One lunation (an average lunar cycle) is 29.53 days. There are about 365.24 days in a tropical year. Therefore, about 12.37 lunations (365.24 days divided by 29.53 days) occur in a tropical year. In the widely used Gregorian calendar, there are 12 months (the word month is derived from moon[5]) in a year, and normally there is one full moon each month. Each calendar year contains roughly 11 days more than the number of days in 12 lunar cycles. The extra days accumulate, so every two or three years (seven times in the 19-year Metonic cycle), there is an extra full moon. The extra moon necessarily falls in one of the four seasons, giving that season four full moons instead of the usual three, and, hence, a blue moon.

  • In calculating the dates for Lent and Easter, Catholic clergy identified a Lenten moon. Historically, when the moons arrived too early, they called the early moon a “betrayer” (belewe) moon, so the Lenten moon came at its expected time.
  • Folklore named each of the 12 full moons in a year according to its time of year. The occasional 13th full moon that came too early for its season was called a “blue moon”, so the rest of the moons that year retained their customary seasonal names.

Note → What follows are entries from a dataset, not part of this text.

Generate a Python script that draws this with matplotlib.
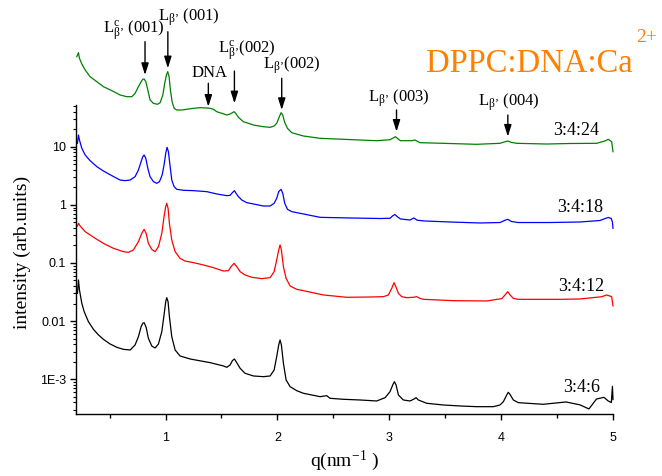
import numpy as np
import matplotlib
matplotlib.use('Agg')
import matplotlib.pyplot as plt
from matplotlib.ticker import FixedLocator, NullFormatter, MultipleLocator

plt.rcParams['mathtext.fontset'] = 'custom'
plt.rcParams['mathtext.rm'] = 'Liberation Serif'
plt.rcParams['mathtext.it'] = 'Liberation Serif:italic'
plt.rcParams['mathtext.bf'] = 'Liberation Serif:bold'

# ---------------- data (q in nm^-1, intensity given as log10 values)
q_green = [0.207, 0.222, 0.231, 0.252, 0.282, 0.326, 0.386, 0.445, 0.520, 0.594, 0.654, 0.699,
           0.728, 0.758, 0.782, 0.797, 0.809, 0.824, 0.842, 0.862, 0.892, 0.928, 0.952, 0.976,
           0.993, 1.008, 1.020, 1.032, 1.044, 1.059, 1.077, 1.101, 1.145, 1.190, 1.250, 1.309,
           1.369, 1.399, 1.428, 1.458, 1.503, 1.548, 1.577, 1.598, 1.613, 1.628, 1.652, 1.696,
           1.786, 1.875, 1.935, 1.971, 1.994, 2.012, 2.033, 2.048, 2.066, 2.090, 2.128, 2.233,
           2.382, 2.590, 2.888, 3.007, 3.035, 3.055, 3.075, 3.100, 3.200, 3.230, 3.275, 3.483,
           3.782, 3.990, 4.035, 4.060, 4.090, 4.139, 4.407, 4.616, 4.854, 4.930, 4.958, 4.988,
           5.000]
log_green = [2.548, 2.617, 2.520, 2.422, 2.319, 2.204, 2.118, 2.032, 1.964, 1.889, 1.860, 1.860,
             1.918, 2.032, 2.118, 2.159, 2.164, 2.118, 1.975, 1.803, 1.746, 1.729, 1.757, 1.889,
             2.090, 2.233, 2.290, 2.204, 1.975, 1.774, 1.660, 1.631, 1.631, 1.643, 1.660, 1.671,
             1.666, 1.660, 1.643, 1.602, 1.574, 1.545, 1.562, 1.585, 1.602, 1.574, 1.505, 1.430,
             1.373, 1.344, 1.333, 1.356, 1.402, 1.488, 1.585, 1.545, 1.413, 1.316, 1.241, 1.184,
             1.144, 1.127, 1.103, 1.120, 1.150, 1.172, 1.140, 1.103, 1.103, 1.115, 1.069, 1.058,
             1.041, 1.058, 1.085, 1.098, 1.075, 1.058, 1.046, 1.055, 1.058, 1.100, 1.127, 1.086,
             0.914]

q_blue = [0.213, 0.222, 0.231, 0.252, 0.282, 0.326, 0.386, 0.445, 0.520, 0.594, 0.639, 0.684,
          0.728, 0.758, 0.782, 0.797, 0.809, 0.824, 0.842, 0.862, 0.892, 0.922, 0.946, 0.970,
          0.987, 1.002, 1.014, 1.026, 1.038, 1.056, 1.077, 1.101, 1.160, 1.250, 1.369, 1.458,
          1.548, 1.577, 1.598, 1.616, 1.631, 1.652, 1.682, 1.726, 1.786, 1.875, 1.935, 1.971,
          1.994, 2.012, 2.033, 2.048, 2.066, 2.090, 2.128, 2.233, 2.382, 2.650, 2.918, 3.007,
          3.030, 3.050, 3.070, 3.100, 3.186, 3.220, 3.250, 3.320, 3.543, 3.812, 3.990, 4.035,
          4.060, 4.090, 4.151, 4.437, 4.705, 4.884, 4.930, 4.958, 4.985, 4.995, 5.000]
log_blue = [1.058, 1.201, 1.115, 0.972, 0.857, 0.760, 0.657, 0.582, 0.502, 0.427, 0.416, 0.427,
            0.485, 0.599, 0.743, 0.829, 0.857, 0.800, 0.628, 0.485, 0.399, 0.370, 0.399, 0.513,
            0.685, 0.886, 0.989, 0.915, 0.714, 0.427, 0.313, 0.267, 0.250, 0.244, 0.227, 0.187,
            0.158, 0.164, 0.209, 0.244, 0.198, 0.141, 0.083, 0.038, 0.015, -0.020, -0.020, 0.026,
            0.112, 0.227, 0.267, 0.198, 0.026, -0.077, -0.117, -0.157, -0.215, -0.226, -0.235, -0.231,
            -0.190, -0.166, -0.200, -0.243, -0.261, -0.226, -0.265, -0.278, -0.295, -0.312, -0.304, -0.265,
            -0.249, -0.285, -0.304, -0.304, -0.295, -0.269, -0.235, -0.217, -0.235, -0.300, -0.403]

q_red = [0.213, 0.222, 0.237, 0.282, 0.326, 0.386, 0.445, 0.535, 0.624, 0.669, 0.713, 0.758,
         0.788, 0.809, 0.827, 0.847, 0.877, 0.907, 0.937, 0.967, 0.987, 1.002, 1.011, 1.023,
         1.035, 1.056, 1.086, 1.130, 1.175, 1.250, 1.339, 1.428, 1.518, 1.562, 1.586, 1.613,
         1.637, 1.667, 1.711, 1.771, 1.860, 1.935, 1.971, 1.994, 2.012, 2.024, 2.036, 2.054,
         2.078, 2.114, 2.173, 2.233, 2.412, 2.620, 2.829, 2.948, 2.992, 3.022, 3.043, 3.061,
         3.082, 3.111, 3.156, 3.216, 3.245, 3.275, 3.305, 3.573, 3.871, 4.005, 4.035, 4.059,
         4.080, 4.109, 4.154, 4.318, 4.526, 4.705, 4.900, 4.943, 4.988, 5.000]
log_red = [-0.364, -0.318, -0.364, -0.461, -0.518, -0.593, -0.662, -0.748, -0.805, -0.817, -0.776, -0.633,
           -0.490, -0.421, -0.490, -0.662, -0.765, -0.805, -0.719, -0.490, -0.203, -0.031, 0.026, -0.060,
           -0.318, -0.604, -0.805, -0.920, -0.966, -0.994, -1.034, -1.080, -1.138, -1.132, -1.063, -1.006,
           -1.063, -1.149, -1.206, -1.246, -1.269, -1.252, -1.149, -0.948, -0.776, -0.690, -0.776, -1.063,
           -1.264, -1.396, -1.453, -1.476, -1.550, -1.590, -1.585, -1.579, -1.550, -1.436, -1.338, -1.418,
           -1.522, -1.579, -1.596, -1.590, -1.579, -1.608, -1.625, -1.648, -1.653, -1.613, -1.550, -1.493,
           -1.550, -1.608, -1.625, -1.625, -1.625, -1.619, -1.580, -1.550, -1.579, -1.739]

q_black = [0.213, 0.222, 0.231, 0.252, 0.273, 0.311, 0.356, 0.401, 0.445, 0.505, 0.565, 0.624,
           0.684, 0.728, 0.758, 0.782, 0.797, 0.809, 0.827, 0.847, 0.877, 0.907, 0.937, 0.967,
           0.987, 1.002, 1.011, 1.023, 1.035, 1.056, 1.086, 1.130, 1.220, 1.399, 1.518, 1.548,
           1.577, 1.598, 1.616, 1.637, 1.667, 1.711, 1.786, 1.875, 1.935, 1.971, 1.994, 2.012,
           2.024, 2.036, 2.054, 2.078, 2.114, 2.173, 2.233, 2.382, 2.441, 2.471, 2.590, 2.739,
           2.888, 2.963, 3.007, 3.031, 3.046, 3.061, 3.082, 3.126, 3.186, 3.222, 3.240, 3.260,
           3.335, 3.484, 3.633, 3.782, 3.930, 3.990, 4.020, 4.050, 4.064, 4.079, 4.109, 4.154,
           4.377, 4.580, 4.705, 4.785, 4.852, 4.919, 4.955, 4.985, 4.995, 5.000]
log_black = [-1.522, -1.292, -1.464, -1.694, -1.837, -2.009, -2.141, -2.238, -2.313, -2.393, -2.450, -2.485,
             -2.496, -2.410, -2.267, -2.095, -2.037, -2.026, -2.106, -2.295, -2.427, -2.462, -2.393, -2.181,
             -1.894, -1.665, -1.596, -1.665, -1.923, -2.267, -2.496, -2.599, -2.651, -2.714, -2.771, -2.794,
             -2.754, -2.680, -2.651, -2.714, -2.811, -2.897, -2.943, -2.955, -2.943, -2.840, -2.611, -2.410,
             -2.324, -2.410, -2.725, -3.012, -3.127, -3.196, -3.241, -3.299, -3.282, -3.327, -3.344, -3.356,
             -3.373, -3.316, -3.213, -3.098, -3.041, -3.098, -3.270, -3.356, -3.373, -3.339, -3.316, -3.356,
             -3.413, -3.442, -3.459, -3.471, -3.471, -3.442, -3.385, -3.270, -3.224, -3.258, -3.356, -3.402,
             -3.430, -3.390, -3.440, -3.510, -3.340, -3.310, -3.370, -3.400, -3.120, -3.350]

series_labels = ['3:4:24', '3:4:18', '3:4:12', '3:4:6']
series_colors = ['#008000', '#0000ff', '#ff0000', '#000000']

y_tick_values = [1e-3, 1e-2, 1e-1, 1, 10]
y_tick_labels = ['1E-3', '0.01', '0.1', '1', '10']
x_tick_values = [1, 2, 3, 4, 5]

# peak annotations: (label, q of arrow, arrow tip intensity, arrow tail intensity)
peak_labels = [r'$\mathrm{L^{c}_{β’}\ (001)}$', r'$\mathrm{L_{β’}\ (001)}$', 'DNA',
               r'$\mathrm{L^{c}_{β’}(002)}$', r'$\mathrm{L_{β’}(002)}$',
               r'$\mathrm{L_{β’}\ (003)}$', r'$\mathrm{L_{β’}\ (004)}$']
arrow_q = [0.817, 1.021, 1.383, 1.616, 2.039, 3.065, 4.060]
arrow_tip = [171, 223, 48.7, 55.7, 42.8, 18.1, 14.9]
arrow_tail = [640, 949, 123, 200, 150, 42.8, 35.1]

# ---------------- figure
W, H = 662, 476
fig = plt.figure(figsize=(W / 100, H / 100), dpi=100)
ax = fig.add_axes([76 / W, (H - 414) / H, (613 - 76) / W, (414 - 105) / H])

def fxy(x, y):
    return x / W, 1 - y / H

serif = 'Liberation Serif'
sans = 'Liberation Sans'

for q, lg, c in zip([q_green, q_blue, q_red, q_black],
                    [log_green, log_blue, log_red, log_black], series_colors):
    ax.plot(q, 10 ** np.asarray(lg), color=c, lw=0.9, clip_on=False)

ax.set_yscale('log')
ax.set_xlim(0.2, 5.0)
ax.set_ylim(10 ** -3.597, 10 ** 1.717)

for s in ['top', 'right']:
    ax.spines[s].set_visible(False)
for s in ['left', 'bottom']:
    ax.spines[s].set_linewidth(1.0)

ax.set_xticks(x_tick_values)
ax.set_xticklabels([str(v) for v in x_tick_values], fontfamily=sans, fontsize=9)
ax.xaxis.set_minor_locator(MultipleLocator(0.5))
ax.set_yticks(y_tick_values)
ax.set_yticklabels(y_tick_labels, fontfamily=sans, fontsize=9)
minor = [m * 10.0 ** e for e in range(-4, 2) for m in range(2, 10)]
ax.yaxis.set_minor_locator(FixedLocator(minor))
ax.yaxis.set_minor_formatter(NullFormatter())
ax.tick_params(axis='x', which='major', direction='out', length=4, width=1, pad=9)
ax.tick_params(axis='x', which='minor', direction='out', length=3, width=1)
ax.tick_params(axis='y', which='major', direction='out', length=4.5, width=1, pad=2.5)
ax.tick_params(axis='y', which='minor', direction='out', length=2.5, width=0.8)

# axis labels
fig.text(*fxy(22, 252), 'intensity (arb.units)', rotation=90, ha='center', va='center',
         fontfamily=serif, fontsize=14)
fig.text(*fxy(344, 466), r'q(nm$^{\mathrm{-1}}$ )', ha='center', va='baseline',
         fontfamily=serif, fontsize=14)

# series labels
label_pos = [(553, 135), (557, 212), (558, 291), (563, 392)]
for txt, (x, y) in zip(series_labels, label_pos):
    fig.text(*fxy(x, y), txt, ha='left', va='baseline', fontfamily=serif, fontsize=13)

# title
fig.text(*fxy(426, 72), 'DPPC:DNA:Ca', ha='left', va='baseline', fontfamily=serif,
         fontsize=23.5, color='#ff8000')
fig.text(*fxy(636, 42), '2+', ha='left', va='baseline', fontfamily=serif,
         fontsize=14, color='#ff8000')

# peak annotations
text_pos = [(103, 34), (158, 21), (192, 77), (218, 54), (263, 69), (368, 102), (478, 106)]
for lab, (x, y) in zip(peak_labels, text_pos):
    fig.text(*fxy(x, y), lab, ha='left', va='baseline', fontfamily=serif, fontsize=12)
for q, tip, tail in zip(arrow_q, arrow_tip, arrow_tail):
    ax.annotate('', xy=(q, tip), xytext=(q, tail), annotation_clip=False,
                arrowprops=dict(arrowstyle='-|>,head_length=0.7,head_width=0.22',
                                color='k', lw=1.0, mutation_scale=10, shrinkA=0, shrinkB=0))

fig.savefig('out.png', dpi=100)
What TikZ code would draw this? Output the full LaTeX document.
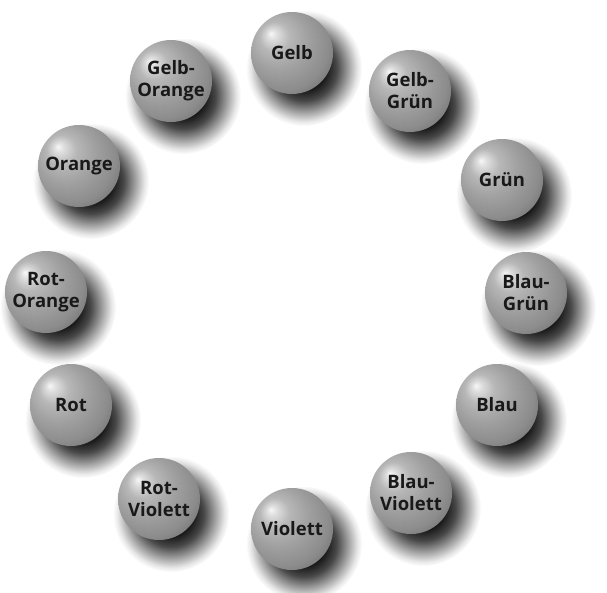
\documentclass[tikz,border=0pt]{standalone}
\usepackage{fontspec}
\setmainfont{Open Sans}
\usetikzlibrary{fadings}
\pgfdeclareradialshading{sphereshade}{\pgfpoint{-13bp}{12bp}}{%
 color(0bp)=(white!97!black);
 color(3bp)=(white!87!black);
 color(9bp)=(white!72!black);
 color(18bp)=(white!63!black);
 color(28bp)=(white!55!black);
 color(36bp)=(white!43!black);
 color(50bp)=(white!37!black)}
\pgfdeclareradialshading{shadowshade}{\pgfpointorigin}{%
 color(0bp)=(white); color(9bp)=(white); color(14bp)=(white!78!black); color(19bp)=(white!40!black); color(23bp)=(white!10!black); color(25bp)=(black); color(50bp)=(black)}
\pgfdeclarefading{softshadow}{\pgfuseshading{shadowshade}}
\tikzset{
  sphere/.style={circle, minimum size=82pt, inner sep=0pt, shade, shading=sphereshade,
    font=\bfseries\fontsize{18.5}{22}\selectfont, align=center, text=black!90},
  shadowblob/.style={fill=black, fill opacity=0.92, path fading=softshadow}
}
\begin{document}
\begin{tikzpicture}[x=1pt,y=-1pt]
\useasboundingbox (0,0) rectangle (607,592);
\fill[white] (0,0) rectangle (607,592);
% centres
\coordinate (cGelb) at (292,53);
\coordinate (cGelbGruen) at (410,91);
\coordinate (cGruen) at (502,180);
\coordinate (cBlauGruen) at (526,293);
\coordinate (cBlau) at (497,405);
\coordinate (cBlauViolett) at (411,493);
\coordinate (cViolett) at (292,529);
\coordinate (cRotViolett) at (159,499);
\coordinate (cRot) at (71,405);
\coordinate (cRotOrange) at (46,292);
\coordinate (cOrange) at (79,166);
\coordinate (cGelbOrange) at (171,81);
% shadows
\foreach \c in {cGelb,cGelbGruen,cGruen,cBlauGruen,cBlau,cBlauViolett,cViolett,cRotViolett,cRot,cRotOrange,cOrange,cGelbOrange}{
  \fill[shadowblob] ([shift={(12,15)}]\c) circle (58);
}
% spheres
\node[sphere] (gelb) at (cGelb) {Gelb};
\node[sphere] (gelbgruen) at (cGelbGruen) {Gelb-\\Grün};
\node[sphere] (gruen) at (cGruen) {Grün};
\node[sphere] (blaugruen) at (cBlauGruen) {Blau-\\Grün};
\node[sphere] (blau) at (cBlau) {Blau};
\node[sphere] (blauviolett) at (cBlauViolett) {Blau-\\Violett};
\node[sphere] (violett) at (cViolett) {Violett};
\node[sphere] (rotviolett) at (cRotViolett) {Rot-\\Violett};
\node[sphere] (rot) at (cRot) {Rot};
\node[sphere] (rotorange) at (cRotOrange) {Rot-\\Orange};
\node[sphere] (orange) at (cOrange) {Orange};
\node[sphere] (gelborange) at (cGelbOrange) {Gelb-\\Orange};
\end{tikzpicture}
\end{document}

  • The Maine Farmers’ Almanac called the third full moon in a season that had four the “blue moon”.
  • In modern use, when 13 full moons occur in a year, usually one calendar month has two full moons; the second one is called a “blue moon”. On rare occasions in a calendar year (as happened in 2010 in time zones east of UTC+07), both January and March each have two full moons, so that the second one in each month is called a “blue moon”; in this case, the month of February, with only 28 or 29 days, has no full moon.
  • According to Google Calculator, “once in a blue moon” is equal to 1.16699016 × 10−8 hertz. The hertz is a unit of frequency (one per second), and thus if the mean length of time between blue moons (2.7145 years according to Google) is metricated and converted to a frequency (by calculating the multiplicative inverse), it can be expressed in terms of hertz.